Archive for the ‘Energy Services Directive’ Category

Smart water meters

Sunday, June 14th, 2009

The development of smart water meters has also not progressed as quickly as smart electricity meters, as the debate on whether to universally meter water is still underway.

Only a quarter of UK homes are currently metered and a negligible percentage of these have smart water meters.

The potential environmental benefits of smart water meters are their ability to:

  • reduce consumption
  • reduce peak demand
  • detect leaks and increase efficiency

Metering trials conducted since 1970 have consistently resulted in water use falling by 5 – 21 per cent. It is generally assumed that water meters can reduce demand by an average of ten per cent by making people more aware of how much water they use. Smart water meters have the added benefits of being able to provide more detailed information on consumption and presenting it in a more user-friendly way, as well as enabling variable charging to reduce peak demand.

The size of the UK’s water system (number of reservoirs and pipes) is determined by peak demand in the summer, but it is driven by a small percentage of the population with very high consumption. Their use requires higher capital investment in infrastructure, with the associated environmental impacts, and the costs are passed on to the whole population. It would be preferable to introduce a higher tariff in summer which would be applied above a certain level of use. People would therefore pay more for discretionary use (e.g. excessively watering gardens or filling paddling pools every day), which is likely to reduce overall demand. Smart meters would be required for this, as ‘dumb’ ones would not able to assess consumption patterns against the seasons and differentiate between discretionary and necessary use if, for example, consumption is high because of large family.

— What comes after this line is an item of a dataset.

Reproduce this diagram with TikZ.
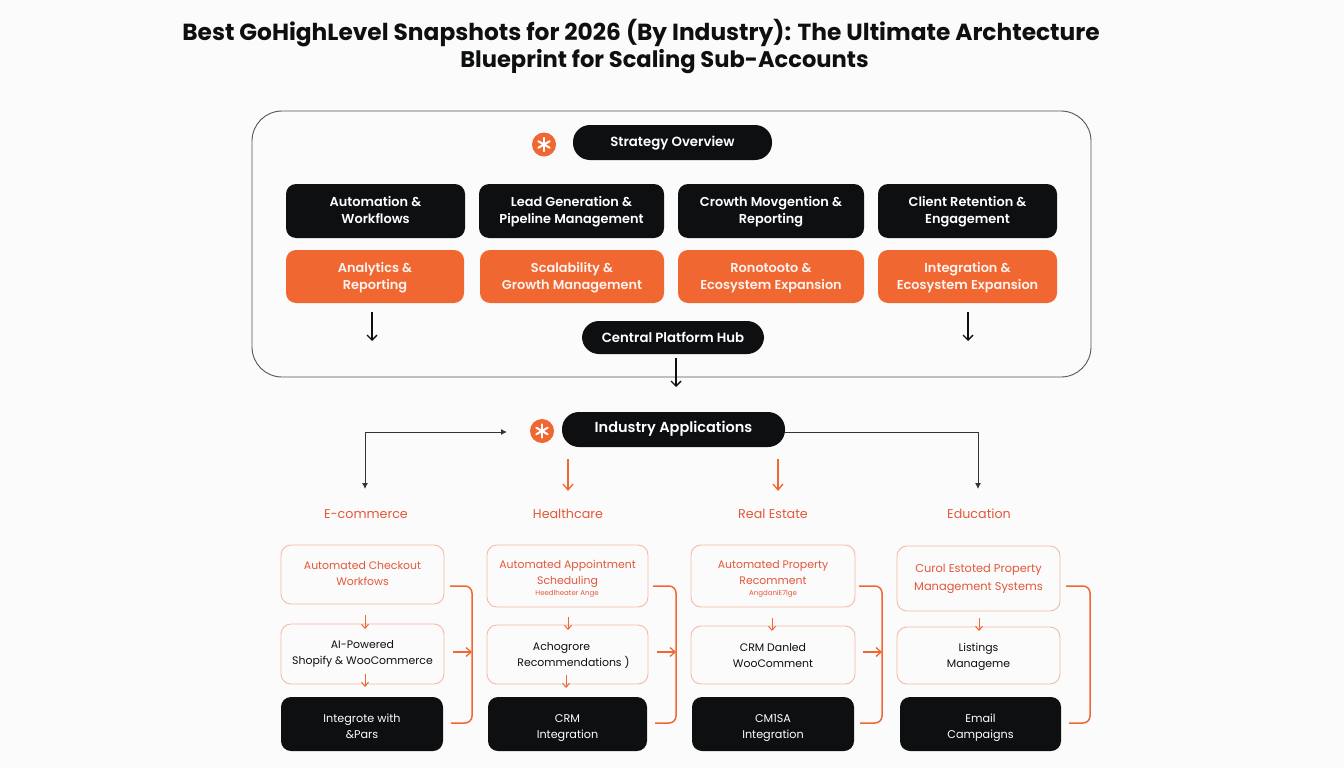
\documentclass[tikz,border=0pt]{standalone}
\usepackage{fontspec}
\setmainfont{Poppins}[BoldFont={Poppins SemiBold}]
\newfontfamily\titlefont{Poppins}
\usetikzlibrary{arrows.meta,calc}
\definecolor{bgc}{HTML}{FBFBFB}
\definecolor{ink}{HTML}{0D0F10}
\definecolor{org}{HTML}{F06732}
\definecolor{orgtext}{HTML}{E2583A}
\definecolor{orgline}{HTML}{F3BBA5}
\definecolor{frame}{HTML}{555555}
% box from corners, then its text as a node whose last line sits on the given baseline
\newcommand{\bx}[8][]{\node[#2,minimum width={(#5-#3)*1pt},minimum height={(#6-#4)*1pt}] (#7) at ({(#3+#5)/2},{(#4+#6)/2}) {};
 \node[#2,#1,fill=none,draw=none,anchor=base] (#7t) at ({(#3+#5)/2},#8)}
\tikzset{
 anybox/.style={inner sep=0pt,outer sep=0pt,align=center},
 pillbox/.style={anybox,fill=ink,text=white,rounded corners=17pt,font=\fontsize{13.3}{17}\selectfont\bfseries},
 darkbox/.style={anybox,fill=ink,text=white,rounded corners=10pt,font=\fontsize{12.9}{17}\selectfont\bfseries},
 orgbox/.style={anybox,fill=org,text=white!92!org,rounded corners=10pt,font=\fontsize{12.9}{17}\selectfont\bfseries},
 outline/.style={anybox,draw=orgline,line width=0.9pt,fill=bgc,rounded corners=10pt,text=ink,font=\fontsize{10.9}{16}\selectfont},
 outlinetop/.style={outline,text=orgtext},
 base/.style={anybox,fill=ink,text=white,rounded corners=10pt,font=\fontsize{11.2}{16}\selectfont},
 tiny/.style={text=orgtext,inner sep=0pt,font=\fontsize{7}{8}\selectfont},
 sector/.style={text=orgtext,inner sep=0pt,font=\fontsize{12.7}{14}\selectfont},
 titletext/.style={text=ink,inner sep=0pt,anchor=base},
 badge/.style={circle,fill=org,inner sep=0pt,minimum size=24pt},
 blackarrow/.style={draw=ink,line width=1.4pt,-{Straight Barb[length=5pt,width=10pt,line width=1.4pt]}},
 thinarrow/.style={draw=ink!85,line width=0.9pt,-{Latex[length=6pt,width=6pt]}},
 orgarrow/.style={draw=org,line width=1.3pt,-{Straight Barb[length=6pt,width=10pt,line width=1.3pt]}},
 smallarrow/.style={draw=org,line width=1pt,-{Straight Barb[length=4pt,width=7pt,line width=1pt]}},
 bracket/.style={draw=org,line width=1.5pt,rounded corners=7pt},
 bracketarrow/.style={draw=org,line width=1.5pt,-{Straight Barb[length=5pt,width=9pt,line width=1.3pt]}},
}
\newcommand{\asteriskrays}[1]{\foreach \ang in {90,150,210,270,330,30}{\draw[white,line width=2.1pt,line cap=round] (#1.center) -- ++(\ang:6.5pt);}}
\begin{document}
\begin{tikzpicture}[x=1pt,y=-1pt]
\fill[bgc] (0,0) rectangle (1344,768);
\useasboundingbox (0,0) rectangle (1344,768);
\node[titletext,font=\titlefont\fontsize{23.3}{26}\selectfont\bfseries] (title1) at (641,40.5) {Best GoHighLevel Snapshots for 2026 (By Industry): The Ultimate Archtecture};
\node[titletext,font=\titlefont\fontsize{22.6}{26}\selectfont\bfseries] (title2) at (664.5,67) {Blueprint for Scaling Sub-Accounts};
% frame
\node[inner sep=0pt,outer sep=0pt,draw=frame,line width=0.9pt,rounded corners=30pt,minimum width=839pt,minimum height=266pt] (frame) at (671.5,244) {};
\node[badge] (badge1) at (544,144.5) {};
\asteriskrays{badge1}
\bx{pillbox}{573}{125}{772}{160}{strategy}{146} {Strategy Overview};
\bx{darkbox}{286}{184}{465}{238}{d1}{223.5} {Automation \&\\Workflows};
\bx{darkbox}{479}{184}{664}{238}{d2}{223.5} {Lead Generation \&\\Pipeline Management};
\bx{darkbox}{678}{184}{864}{238}{d3}{223.5} {Crowth Movgention \&\\Reporting};
\bx{darkbox}{878}{184}{1057}{238}{d4}{223.5} {Client Retention \&\\Engagement};
\bx{orgbox}{286}{250}{464}{303}{o1}{289.5} {Analytics \&\\Reporting};
\bx{orgbox}{480}{250}{664}{303}{o2}{289.5} {Scalability \&\\Growth Management};
\bx{orgbox}{678}{250}{864}{303}{o3}{289.5} {Ronotooto \&\\Ecosystem Expansion};
\bx{orgbox}{878}{250}{1057}{303}{o4}{289.5} {Integration \&\\Ecosystem Expansion};
\bx{pillbox}{582}{321}{764}{354}{hub}{342} {Central Platform Hub};
\coordinate (a1s) at (372,312); \coordinate (a1e) at (372,341);
\coordinate (a2s) at (968,312); \coordinate (a2e) at (968,341);
\coordinate (a3s) at (676,358); \coordinate (a3e) at (676,387);
\draw[blackarrow] (a1s) -- (a1e);
\draw[blackarrow] (a2s) -- (a2e);
\draw[blackarrow] (a3s) -- (a3e);
% industry
\node[badge] (badge2) at (542,431) {};
\asteriskrays{badge2}
\bx[font=\fontsize{14.5}{17}\selectfont\bfseries]{pillbox}{562}{412}{785}{447}{ind}{432.5} {Industry Applications};
\node[sector] (ecom) at (366,514) {E-commerce};
\node[sector] (heal) at (568,514) {Healthcare};
\node[sector] (real) at (773,514) {Real Estate};
\node[sector] (educ) at (979,514) {Education};
\coordinate (ecomtip) at (365,489);
\coordinate (lefttip) at (507,432);
\coordinate (corner) at (365,432);
\coordinate (edutip) at (978,489);
\coordinate (healtop) at (568,459); \coordinate (healtip) at (568,491);
\coordinate (realtop) at (778,459); \coordinate (realtip) at (778,491);
\draw[thinarrow] (corner) -- (ecomtip);
\draw[thinarrow] (corner) -- (lefttip);
\draw[thinarrow] (ind.east |- corner) -| (edutip);
\draw[orgarrow] (healtop) -- (healtip);
\draw[orgarrow] (realtop) -- (realtip);
% column 1
\bx{outlinetop}{281}{545}{444}{604}{a1}{585} {Automated Checkout\\Workfows};
\bx{outline}{281}{624}{444}{684}{a2}{664} {AI-Powered\\Shopify \& WooCommerce};
\bx{base}{281}{697}{443}{751}{a3}{738} {Integrote with\\\&Pars};
% column 2
\bx{outlinetop}{487}{545}{648}{607}{b1}{584} {Automated Appointment\\Scheduling};
\node[tiny] (b1s) at (567,594) {Heedlheater Ange};
\bx{outline}{487}{625}{648}{684}{b2}{666} {\hspace*{0pt}Achogrore\hspace*{12pt}\\\hspace*{12pt}Recommendations )};
\bx{base}{488}{697}{647}{751}{b3}{738} {CRM\\Integration};
% column 3
\bx{outlinetop}{691}{545}{855}{607}{c1}{584} {Automated Property\\Recomment};
\node[tiny] (c1s) at (773,594) {AngdaniE7lge};
\bx{outline}{691}{626}{855}{684}{c2}{667} {CRM Danled\\WooComment};
\bx{base}{692}{697}{854}{751}{c3}{738} {CM1SA\\Integration};
% column 4
\bx[font=\fontsize{11.4}{18}\selectfont]{outlinetop}{897}{546}{1060}{611}{e1}{590} {Curol Estoted Property\\Management Systems};
\bx{outline}{897}{627}{1060}{684}{e2}{667} {Listings\\Manageme};
\bx{base}{900}{697}{1061}{751}{e3}{738} {Email\\Campaigns};
% small arrows
\draw[smallarrow] ([yshift=-11pt]a1.south -| 365,0) -- ([yshift=-5pt]a2.north -| 365,0);
\draw[smallarrow] ([yshift=10pt]a2.south -| 365,0) -- ([yshift=10pt]a3.north -| 365,0) ;
\draw[smallarrow] ([yshift=-10pt]b1.south -| 568,0) -- ([yshift=-5pt]b2.north -| 568,0);
\draw[smallarrow] ([yshift=9pt]b2.south -| 566,0) -- ([yshift=9pt]b3.north -| 566,0);
\draw[smallarrow] ([yshift=-11pt]c1.south -| 772,0) -- ([yshift=-5pt]c2.north -| 772,0);
\draw[smallarrow] ([yshift=-7pt]e1.south -| 979,0) -- ([yshift=-4pt]e2.north -| 979,0);
% brackets
\coordinate (p1a) at (450,586); \coordinate (p1b) at (472,586); \coordinate (p1c) at (472,723); \coordinate (p1d) at (451,723);
\coordinate (p1m) at (453,652); \coordinate (p1n) at (472,652);
\coordinate (p2a) at (653,586); \coordinate (p2b) at (676,586); \coordinate (p2c) at (676,723); \coordinate (p2d) at (655,723);
\coordinate (p2m) at (657,652); \coordinate (p2n) at (676,652);
\coordinate (p3a) at (859,586); \coordinate (p3b) at (882,586); \coordinate (p3c) at (882,723); \coordinate (p3d) at (860,723);
\coordinate (p3m) at (863,652); \coordinate (p3n) at (882,652);
\coordinate (p4a) at (1066,586); \coordinate (p4b) at (1090,586); \coordinate (p4c) at (1090,723); \coordinate (p4d) at (1069,723);
\draw[bracket] (p1a) -- (p1b) -- (p1c) -- (p1d);
\draw[bracket] (p2a) -- (p2b) -- (p2c) -- (p2d);
\draw[bracket] (p3a) -- (p3b) -- (p3c) -- (p3d);
\draw[bracket] (p4a) -- (p4b) -- (p4c) -- (p4d);
\draw[bracketarrow] (p1m) -- (p1n);
\draw[bracketarrow] (p2m) -- (p2n);
\draw[bracketarrow] (p3m) -- (p3n);
\end{tikzpicture}
\end{document}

Smart water meters can also detect leaks in homes by measuring flow rate. Current estimates suggest that one third of water leaks are in domestic properties, where customers are responsible for them. A smart water meter could highlight them and prevent ongoing wastage once the leaks are mended.

Progress so far
Water companies have been looking at water meters more thoroughly due to increasingly frequent water shortages and the potential for smart water meters to help reduce capital investment requirements is a further incentive. The Environment Agency aims for 70 per cent of homes to have water meters by 2030 and the water industry is in general agreement with this. If they are to go for water meters on this scale it makes sense to go straight to smart ones, although not all will. Companies are also mindful of the EU Energy End Use Efficiency and Energy Services Directive and the possibility that similar metering and billing requirements will be placed on them, which makes smart meters yet more attractive.

Work is underway on developing a common data specification for smart water meters but the regulator, Ofwat, needs to be confident that meters will deliver a ten per cent reduction in water demand to justify passing the costs of smart meters on to consumers. This highlights the need for more consistent and sustained research to confirm the data.

And even with sound evidence of a ten per cent drop in consumption from a trial, unexpected weather may still change peoples’ behaviour. They may be willing to pay far more for water to maintain their gardens during a very hot summer, despite more expensive variable tariffs, than a trial that took place in a mild summer may suggest. Suppliers need to have confidence that consumption will fall, whatever the weather, as it will influence decisions about whether to invest in additional water supply capacity.

Progress is required to confirm the extent of the savings that smart water meters offer and to address the complexities created by uncertainty about peoples’ behaviour. But they will be the missing piece that will provide households with a full picture of their resource use alongside smart electricity and gas meters.